Through their lives seniors accumulate many tensions (stress, strong emotions, shocks, impacts, fractures or scars). With each, the body has been adapting in order to function and at the same time it has been storing tensions within the tissues or in the nervous system affecting overall wellbeing.
For example, when we treat a senior that has accumulated a lot of stress during life, it is normal to find his or her nervous system still with tension. In some cases, the posture can reflect an emotional state similar to when a person has received an emotional shock that has not been liberated. The osteopath will focus the treatment at the nervous system level.
Another example, when a person has the cruciate ligaments broken in the knee, or a foot fracture, this person will transfer weight to the other leg. The part of the body that received the trauma, having suffered a tissue disorganization or from not being used correctly will create in an area of restricted mobility. This area is known as the area of “primary” tension.
This primary tension will have a domino effect upon other parts of the body that were not affected, possibly altering its function with the appearance of pain or inflammation with the passage of time. Thus a person with a knee problem will disrupt the balance between the right and left of the body and will unconsciously make the back work in an unbalanced manner creating pain up to the neck level.
At the moment of any traumatism (impacts, car accidents, falls, surgery and fractures) the nervous systems receives the information that damage has been caused in the tissue and starts protecting it.
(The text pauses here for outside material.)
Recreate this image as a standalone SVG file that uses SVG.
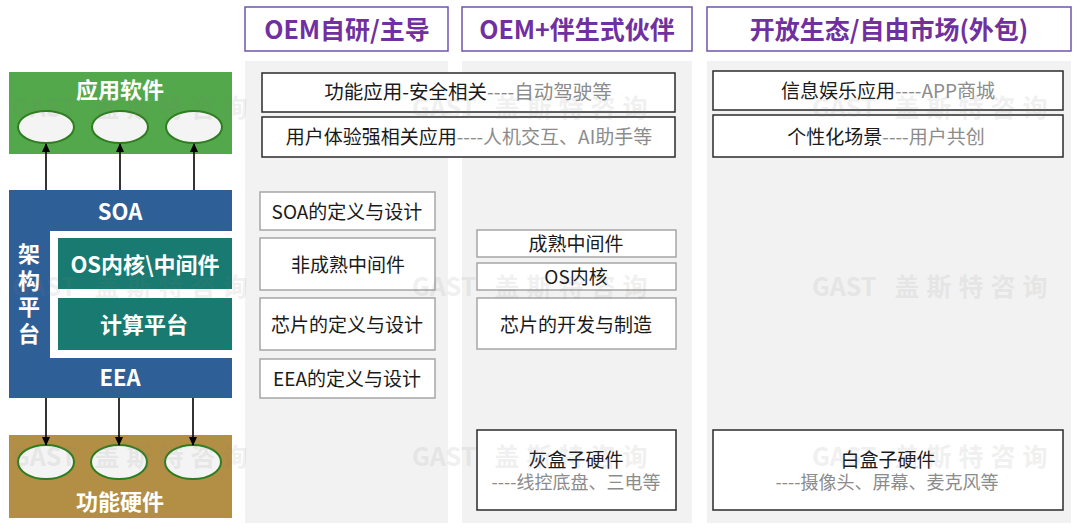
<svg xmlns="http://www.w3.org/2000/svg" width="1080" height="532" viewBox="0 0 1080 532">
<defs>
<style>
.t{font-family:"Noto Sans CJK SC","Noto Sans",sans-serif;dominant-baseline:central;text-anchor:middle}
.wb{fill:#fff;font-weight:bold;font-size:22px}
.hd{fill:#7030a0;font-weight:bold;font-size:25px}
.bx{font-size:19px;fill:#1a1a1a}
.g{fill:#8c8c8c}
.sm{font-size:18px}
.hbox{fill:#fff;stroke:#6f55a8;stroke-width:1.5}
.panel{fill:#f2f2f2}
.dk{fill:#fff;stroke:#2b2b2b;stroke-width:1.5}
.lt{fill:#fff;stroke:#a6a6a6;stroke-width:1.5}
.ell{fill:#f4f4f4;stroke:#2e7d1f;stroke-width:2}
.wm{font-family:"Noto Sans CJK SC","Noto Sans",sans-serif;font-weight:bold;font-size:25px;fill:#808080;opacity:0.11;dominant-baseline:central}
.arr{stroke:#000;stroke-width:1.6;fill:none;marker-end:url(#ah)}
</style>
<marker id="ah" markerWidth="10" markerHeight="10" refX="8" refY="5" orient="auto" markerUnits="userSpaceOnUse">
<path d="M0,1 L9,5 L0,9 Z" fill="#000"/>
</marker>
</defs>
<rect width="1080" height="532" fill="#fff"/>

<g id="headers">
<rect class="hbox" x="245" y="7" width="203" height="44"/>
<text class="t hd" x="347" y="28">OEM自研/主导</text>
<rect class="hbox" x="462" y="7" width="230" height="44"/>
<text class="t hd" x="577" y="28">OEM+伴生式伙伴</text>
<rect class="hbox" x="707" y="7" width="364" height="44"/>
<text class="t hd" x="889" y="28">开放生态/自由市场(外包)</text>
</g>

<g id="panels">
<rect class="panel" x="245" y="61" width="203" height="462"/>
<rect class="panel" x="462" y="61" width="230" height="462"/>
<rect class="panel" x="707" y="61" width="364" height="462"/>
</g>

<g id="app-software">
<rect x="9" y="72" width="223" height="82" fill="#52a84a"/>
<text class="t wb" x="120" y="88">应用软件</text>
<ellipse class="ell" cx="46" cy="127" rx="28" ry="16"/>
<ellipse class="ell" cx="120" cy="127" rx="28" ry="16"/>
<ellipse class="ell" cx="194" cy="127" rx="28" ry="16"/>
</g>

<g id="arch-platform">
<rect x="9" y="190" width="223" height="208" fill="#2f5f97"/>
<rect x="50" y="231" width="182" height="127" fill="#fff"/>
<text class="t wb" x="120" y="210">SOA</text>
<text class="t wb" x="120" y="376">EEA</text>
<text class="wb" x="29" y="243" style="font-family:'Noto Sans CJK SC',sans-serif;writing-mode:vertical-rl;letter-spacing:4.5px;text-anchor:start">架构平台</text>
</g>
<g id="os-kernel">
<rect x="58" y="238" width="174" height="51" fill="#187a70"/>
<text class="t wb" x="145" y="263">OS内核\中间件</text>
</g>
<g id="compute-platform">
<rect x="58" y="298" width="174" height="52" fill="#187a70"/>
<text class="t wb" x="144" y="323">计算平台</text>
</g>

<g id="func-hardware">
<rect x="9" y="435" width="223" height="83" fill="#b38f45"/>
<ellipse class="ell" cx="46" cy="462" rx="28" ry="17"/>
<ellipse class="ell" cx="119" cy="462" rx="28" ry="17"/>
<ellipse class="ell" cx="193" cy="462" rx="28" ry="17"/>
<text class="t wb" x="120" y="500">功能硬件</text>
</g>

<g id="connectors">
<line class="arr" x1="46" y1="190" x2="46" y2="144"/>
<line class="arr" x1="120" y1="190" x2="120" y2="144"/>
<line class="arr" x1="194" y1="190" x2="194" y2="144"/>
<line class="arr" x1="46" y1="398" x2="46" y2="445"/>
<line class="arr" x1="119" y1="398" x2="119" y2="445"/>
<line class="arr" x1="193" y1="398" x2="193" y2="445"/>
</g>

<g id="safety-apps">
<rect class="dk" x="262" y="73" width="413" height="39"/>
<text class="t bx" x="468" y="90" style="font-size:19.5px">功能应用-安全相关<tspan class="g">----自动驾驶等</tspan></text>
</g>
<g id="ux-apps">
<rect class="dk" x="262" y="117" width="413" height="40"/>
<text class="t bx" x="469" y="135">用户体验强相关应用<tspan class="g">----人机交互、AI助手等</tspan></text>
</g>
<g id="soa-def">
<rect class="lt" x="260" y="192" width="175" height="38"/>
<text class="t bx" x="347" y="210">SOA的定义与设计</text>
</g>
<g id="immature-mw">
<rect class="lt" x="260" y="238" width="175" height="52"/>
<text class="t bx" x="348" y="263">非成熟中间件</text>
</g>
<g id="chip-def">
<rect class="lt" x="260" y="298" width="175" height="52"/>
<text class="t bx" x="347" y="323">芯片的定义与设计</text>
</g>
<g id="eea-def">
<rect class="lt" x="260" y="359" width="175" height="39"/>
<text class="t bx" x="347" y="377">EEA的定义与设计</text>
</g>
<g id="mature-mw">
<rect class="lt" x="477" y="230" width="199" height="27"/>
<text class="t bx" x="576" y="242">成熟中间件</text>
</g>
<g id="os-core">
<rect class="lt" x="477" y="263" width="199" height="27"/>
<text class="t bx" x="576" y="275">OS内核</text>
</g>
<g id="chip-dev">
<rect class="lt" x="477" y="298" width="199" height="51"/>
<text class="t bx" x="576" y="323">芯片的开发与制造</text>
</g>
<g id="gray-box-hw">
<rect class="dk" x="477" y="430" width="199" height="80"/>
<text class="t bx" x="576" y="458">灰盒子硬件</text>
<text class="t bx g sm" x="576" y="481">----线控底盘、三电等</text>
</g>
<g id="infotainment">
<rect class="dk" x="713" y="71" width="350" height="39"/>
<text class="t bx" x="888" y="89">信息娱乐应用<tspan class="g">----APP商城</tspan></text>
</g>
<g id="personal-scenes">
<rect class="dk" x="713" y="115" width="350" height="42"/>
<text class="t bx" x="886" y="135">个性化场景<tspan class="g">----用户共创</tspan></text>
</g>
<g id="white-box-hw">
<rect class="dk" x="713" y="430" width="350" height="80"/>
<text class="t bx" x="888" y="458">白盒子硬件</text>
<text class="t bx g sm" x="887" y="481">----摄像头、屏幕、麦克风等</text>
</g>

<g id="watermarks">
<text class="wm" x="12" y="106">GAST<tspan dx="18" letter-spacing="7">盖斯特咨询</tspan></text>
<text class="wm" x="412" y="106">GAST<tspan dx="18" letter-spacing="7">盖斯特咨询</tspan></text>
<text class="wm" x="812" y="106">GAST<tspan dx="18" letter-spacing="7">盖斯特咨询</tspan></text>
<text class="wm" x="12" y="285">GAST<tspan dx="18" letter-spacing="7">盖斯特咨询</tspan></text>
<text class="wm" x="412" y="285">GAST<tspan dx="18" letter-spacing="7">盖斯特咨询</tspan></text>
<text class="wm" x="812" y="285">GAST<tspan dx="18" letter-spacing="7">盖斯特咨询</tspan></text>
<text class="wm" x="12" y="455">GAST<tspan dx="18" letter-spacing="7">盖斯特咨询</tspan></text>
<text class="wm" x="412" y="455">GAST<tspan dx="18" letter-spacing="7">盖斯特咨询</tspan></text>
<text class="wm" x="812" y="455">GAST<tspan dx="18" letter-spacing="7">盖斯特咨询</tspan></text>
</g>
</svg>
Until this stored information in the nervous system has not been liberated by a therapist, even if the original pain has disappeared, the patient will continue protecting this area unconsciously, altering posture, and preventing a complete recovery
As we can see, to compensate for the pain, a person constantly adapts their posture, creating an imbalance in the spine, which at a later stage often translates into arthrosis in old age. This deformity limits articulatory movements and provokes local inflammation and aches.
The osteopath will locate the “primary tension” areas that were the cause of the tissue and nervous disorganization, so that these areas can be relaxed allowing the compensations in both systems to undo themselves.